▸ **Stated task**
Give the data again exactly as written, skipping any pictures.

▸ **Source material**
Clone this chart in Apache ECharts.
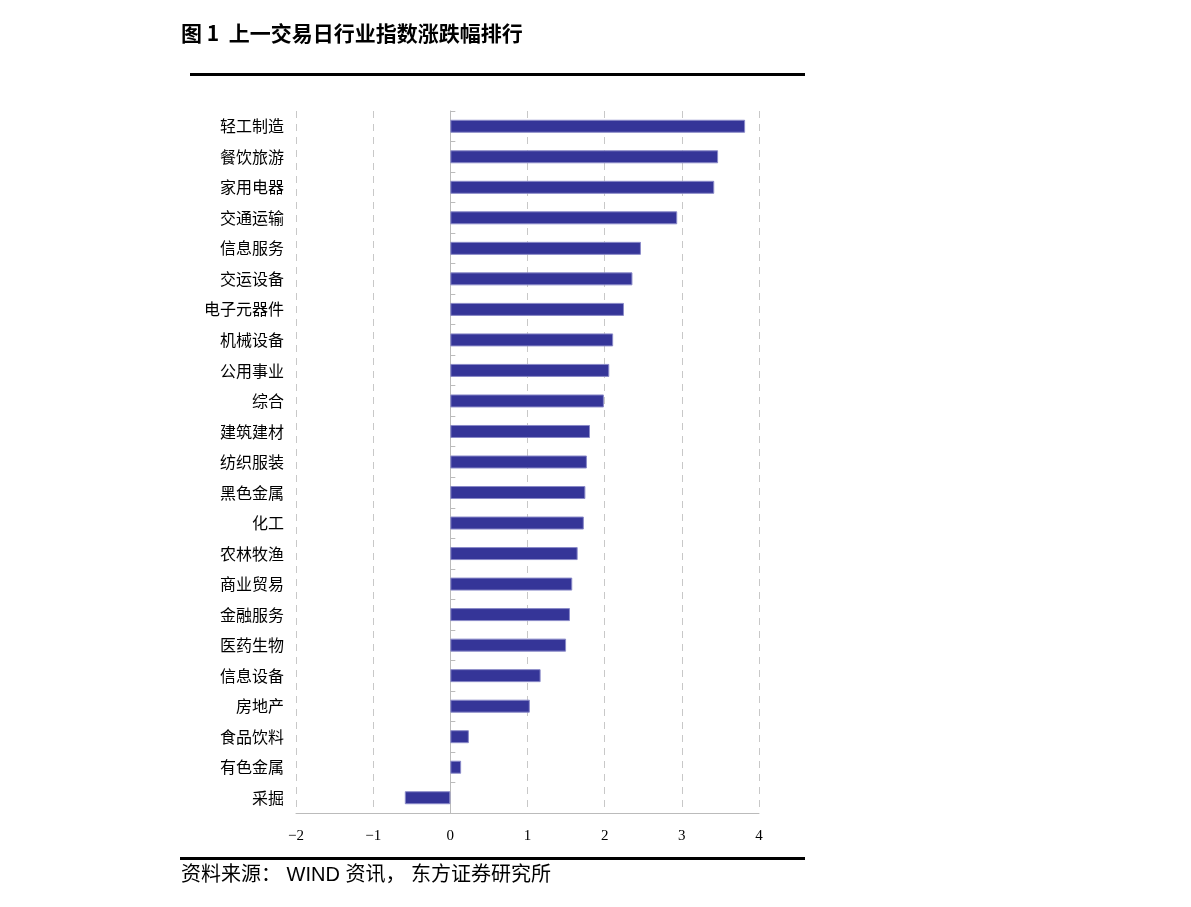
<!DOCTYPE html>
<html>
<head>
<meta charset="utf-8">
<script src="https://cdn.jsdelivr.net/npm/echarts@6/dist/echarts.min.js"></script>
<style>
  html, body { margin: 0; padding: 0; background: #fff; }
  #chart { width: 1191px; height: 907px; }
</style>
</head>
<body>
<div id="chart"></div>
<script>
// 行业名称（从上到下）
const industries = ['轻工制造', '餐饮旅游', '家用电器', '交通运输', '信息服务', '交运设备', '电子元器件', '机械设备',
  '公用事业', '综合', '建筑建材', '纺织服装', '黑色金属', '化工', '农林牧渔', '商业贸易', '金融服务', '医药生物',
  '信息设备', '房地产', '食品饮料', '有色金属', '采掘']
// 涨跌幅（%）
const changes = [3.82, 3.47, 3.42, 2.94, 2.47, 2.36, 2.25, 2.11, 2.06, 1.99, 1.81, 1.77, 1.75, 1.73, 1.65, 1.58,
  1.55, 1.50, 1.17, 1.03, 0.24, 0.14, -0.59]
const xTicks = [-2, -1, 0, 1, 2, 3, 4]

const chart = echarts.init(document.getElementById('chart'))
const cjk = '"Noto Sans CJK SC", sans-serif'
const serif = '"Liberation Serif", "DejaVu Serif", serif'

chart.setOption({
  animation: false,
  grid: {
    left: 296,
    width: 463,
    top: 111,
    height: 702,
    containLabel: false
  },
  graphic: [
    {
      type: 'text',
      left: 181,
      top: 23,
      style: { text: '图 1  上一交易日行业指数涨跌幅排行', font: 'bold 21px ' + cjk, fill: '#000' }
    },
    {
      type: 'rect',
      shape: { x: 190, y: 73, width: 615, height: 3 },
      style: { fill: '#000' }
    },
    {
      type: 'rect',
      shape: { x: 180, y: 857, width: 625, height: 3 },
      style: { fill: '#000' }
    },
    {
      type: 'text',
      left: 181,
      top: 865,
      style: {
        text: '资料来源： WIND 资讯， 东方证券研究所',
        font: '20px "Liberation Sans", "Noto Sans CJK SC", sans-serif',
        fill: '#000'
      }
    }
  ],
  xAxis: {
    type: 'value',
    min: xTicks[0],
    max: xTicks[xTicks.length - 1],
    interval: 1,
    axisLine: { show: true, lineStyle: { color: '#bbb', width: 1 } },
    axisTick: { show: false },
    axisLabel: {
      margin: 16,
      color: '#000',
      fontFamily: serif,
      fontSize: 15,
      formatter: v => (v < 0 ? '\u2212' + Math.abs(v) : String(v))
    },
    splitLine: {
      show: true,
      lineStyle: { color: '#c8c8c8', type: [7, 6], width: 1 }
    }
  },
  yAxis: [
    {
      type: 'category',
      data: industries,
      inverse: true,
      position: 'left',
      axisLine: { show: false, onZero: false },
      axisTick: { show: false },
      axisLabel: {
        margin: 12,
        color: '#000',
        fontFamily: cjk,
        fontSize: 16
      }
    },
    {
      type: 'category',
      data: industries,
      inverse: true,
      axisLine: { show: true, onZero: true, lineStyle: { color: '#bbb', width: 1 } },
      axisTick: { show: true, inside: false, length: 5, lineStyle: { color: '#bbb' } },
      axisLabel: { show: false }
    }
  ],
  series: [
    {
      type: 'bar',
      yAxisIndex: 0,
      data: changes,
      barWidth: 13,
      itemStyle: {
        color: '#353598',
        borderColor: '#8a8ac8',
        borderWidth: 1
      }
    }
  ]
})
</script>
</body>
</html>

▸ **Answer to this task**
Clone this chart in Apache ECharts.
<!DOCTYPE html>
<html>
<head>
<meta charset="utf-8">
<script src="https://cdn.jsdelivr.net/npm/echarts@6/dist/echarts.min.js"></script>
<style>
  html, body { margin: 0; padding: 0; background: #fff; }
  #chart { width: 1191px; height: 907px; }
</style>
</head>
<body>
<div id="chart"></div>
<script>
// 行业名称（从上到下）
const industries = ['轻工制造', '餐饮旅游', '家用电器', '交通运输', '信息服务', '交运设备', '电子元器件', '机械设备',
  '公用事业', '综合', '建筑建材', '纺织服装', '黑色金属', '化工', '农林牧渔', '商业贸易', '金融服务', '医药生物',
  '信息设备', '房地产', '食品饮料', '有色金属', '采掘']
// 涨跌幅（%）
const changes = [3.82, 3.47, 3.42, 2.94, 2.47, 2.36, 2.25, 2.11, 2.06, 1.99, 1.81, 1.77, 1.75, 1.73, 1.65, 1.58,
  1.55, 1.50, 1.17, 1.03, 0.24, 0.14, -0.59]
const xTicks = [-2, -1, 0, 1, 2, 3, 4]

const chart = echarts.init(document.getElementById('chart'))
const cjk = '"Noto Sans CJK SC", sans-serif'
const serif = '"Liberation Serif", "DejaVu Serif", serif'

chart.setOption({
  animation: false,
  grid: {
    left: 296,
    width: 463,
    top: 111,
    height: 702,
    containLabel: false
  },
  graphic: [
    {
      type: 'text',
      left: 181,
      top: 23,
      style: { text: '图 1  上一交易日行业指数涨跌幅排行', font: 'bold 21px ' + cjk, fill: '#000' }
    },
    {
      type: 'rect',
      shape: { x: 190, y: 73, width: 615, height: 3 },
      style: { fill: '#000' }
    },
    {
      type: 'rect',
      shape: { x: 180, y: 857, width: 625, height: 3 },
      style: { fill: '#000' }
    },
    {
      type: 'text',
      left: 181,
      top: 865,
      style: {
        text: '资料来源： WIND 资讯， 东方证券研究所',
        font: '20px "Liberation Sans", "Noto Sans CJK SC", sans-serif',
        fill: '#000'
      }
    }
  ],
  xAxis: {
    type: 'value',
    min: xTicks[0],
    max: xTicks[xTicks.length - 1],
    interval: 1,
    axisLine: { show: true, lineStyle: { color: '#bbb', width: 1 } },
    axisTick: { show: false },
    axisLabel: {
      margin: 16,
      color: '#000',
      fontFamily: serif,
      fontSize: 15,
      formatter: v => (v < 0 ? '\u2212' + Math.abs(v) : String(v))
    },
    splitLine: {
      show: true,
      lineStyle: { color: '#c8c8c8', type: [7, 6], width: 1 }
    }
  },
  yAxis: [
    {
      type: 'category',
      data: industries,
      inverse: true,
      position: 'left',
      axisLine: { show: false, onZero: false },
      axisTick: { show: false },
      axisLabel: {
        margin: 12,
        color: '#000',
        fontFamily: cjk,
        fontSize: 16
      }
    },
    {
      type: 'category',
      data: industries,
      inverse: true,
      axisLine: { show: true, onZero: true, lineStyle: { color: '#bbb', width: 1 } },
      axisTick: { show: true, inside: false, length: 5, lineStyle: { color: '#bbb' } },
      axisLabel: { show: false }
    }
  ],
  series: [
    {
      type: 'bar',
      yAxisIndex: 0,
      data: changes,
      barWidth: 13,
      itemStyle: {
        color: '#353598',
        borderColor: '#8a8ac8',
        borderWidth: 1
      }
    }
  ]
})
</script>
</body>
</html>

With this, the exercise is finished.